**Job:**
Go through the listing below and gather every line with the word "React".

══════

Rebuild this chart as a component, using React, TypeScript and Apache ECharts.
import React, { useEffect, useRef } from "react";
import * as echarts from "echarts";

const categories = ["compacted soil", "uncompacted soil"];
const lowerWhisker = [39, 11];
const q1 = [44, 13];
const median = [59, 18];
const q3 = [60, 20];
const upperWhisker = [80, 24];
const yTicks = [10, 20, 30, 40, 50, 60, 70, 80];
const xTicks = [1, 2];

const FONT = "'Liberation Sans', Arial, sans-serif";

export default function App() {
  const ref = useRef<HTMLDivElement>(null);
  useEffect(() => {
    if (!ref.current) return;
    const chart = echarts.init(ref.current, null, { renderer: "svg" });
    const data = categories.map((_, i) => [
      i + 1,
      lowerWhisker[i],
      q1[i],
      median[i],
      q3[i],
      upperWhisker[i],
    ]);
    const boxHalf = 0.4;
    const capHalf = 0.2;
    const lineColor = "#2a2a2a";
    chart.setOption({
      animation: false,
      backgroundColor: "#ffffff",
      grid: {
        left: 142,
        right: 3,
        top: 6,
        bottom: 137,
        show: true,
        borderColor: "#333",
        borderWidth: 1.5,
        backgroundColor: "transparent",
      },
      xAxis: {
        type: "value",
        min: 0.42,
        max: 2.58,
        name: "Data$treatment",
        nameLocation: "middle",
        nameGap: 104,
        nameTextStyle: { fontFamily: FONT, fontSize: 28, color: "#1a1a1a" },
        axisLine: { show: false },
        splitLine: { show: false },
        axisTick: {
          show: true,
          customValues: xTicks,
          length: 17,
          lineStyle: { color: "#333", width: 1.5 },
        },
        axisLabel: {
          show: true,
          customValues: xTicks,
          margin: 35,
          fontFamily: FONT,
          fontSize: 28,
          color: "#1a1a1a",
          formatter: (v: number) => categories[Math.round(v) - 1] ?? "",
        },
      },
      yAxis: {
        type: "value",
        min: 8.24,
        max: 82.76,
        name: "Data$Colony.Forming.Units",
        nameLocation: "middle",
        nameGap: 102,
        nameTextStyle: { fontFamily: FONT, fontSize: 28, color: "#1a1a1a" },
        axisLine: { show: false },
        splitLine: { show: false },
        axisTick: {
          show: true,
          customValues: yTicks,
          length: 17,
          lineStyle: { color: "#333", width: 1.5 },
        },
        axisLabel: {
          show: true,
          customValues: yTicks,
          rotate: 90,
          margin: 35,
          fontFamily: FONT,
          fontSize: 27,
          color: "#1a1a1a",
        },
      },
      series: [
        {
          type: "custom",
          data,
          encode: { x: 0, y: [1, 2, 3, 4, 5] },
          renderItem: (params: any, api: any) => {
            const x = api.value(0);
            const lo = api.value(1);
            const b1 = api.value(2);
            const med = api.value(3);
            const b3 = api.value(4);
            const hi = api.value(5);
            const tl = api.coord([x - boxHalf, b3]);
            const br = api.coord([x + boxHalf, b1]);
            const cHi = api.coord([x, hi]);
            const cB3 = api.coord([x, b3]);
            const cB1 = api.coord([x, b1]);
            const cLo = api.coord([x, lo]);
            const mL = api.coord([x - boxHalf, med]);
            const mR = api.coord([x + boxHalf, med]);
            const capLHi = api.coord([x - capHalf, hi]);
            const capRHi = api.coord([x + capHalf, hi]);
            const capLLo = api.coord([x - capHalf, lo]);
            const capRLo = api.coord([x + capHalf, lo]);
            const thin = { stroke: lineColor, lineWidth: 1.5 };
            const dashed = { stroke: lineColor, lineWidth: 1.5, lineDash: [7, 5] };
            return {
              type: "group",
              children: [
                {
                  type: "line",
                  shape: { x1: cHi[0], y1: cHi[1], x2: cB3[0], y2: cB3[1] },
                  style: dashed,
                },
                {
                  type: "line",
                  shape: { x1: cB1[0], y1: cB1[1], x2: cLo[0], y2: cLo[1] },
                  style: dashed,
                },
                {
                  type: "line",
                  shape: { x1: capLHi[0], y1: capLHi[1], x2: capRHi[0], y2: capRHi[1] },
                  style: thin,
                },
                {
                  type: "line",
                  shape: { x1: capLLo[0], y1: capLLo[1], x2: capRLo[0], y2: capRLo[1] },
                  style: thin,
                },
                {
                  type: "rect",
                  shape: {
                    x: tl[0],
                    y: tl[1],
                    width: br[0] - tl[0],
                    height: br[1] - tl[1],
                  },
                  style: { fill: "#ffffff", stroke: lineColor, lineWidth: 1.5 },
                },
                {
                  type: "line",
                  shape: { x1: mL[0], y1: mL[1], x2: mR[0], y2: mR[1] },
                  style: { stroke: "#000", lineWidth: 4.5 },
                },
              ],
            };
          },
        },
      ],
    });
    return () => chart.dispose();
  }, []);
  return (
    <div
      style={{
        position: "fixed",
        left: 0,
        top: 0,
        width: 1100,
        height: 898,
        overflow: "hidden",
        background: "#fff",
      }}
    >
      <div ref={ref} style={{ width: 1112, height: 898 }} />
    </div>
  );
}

══════

**Written reply:**
Rebuild this chart as a component, using React, TypeScript and Apache ECharts.
import React, { useEffect, useRef } from "react";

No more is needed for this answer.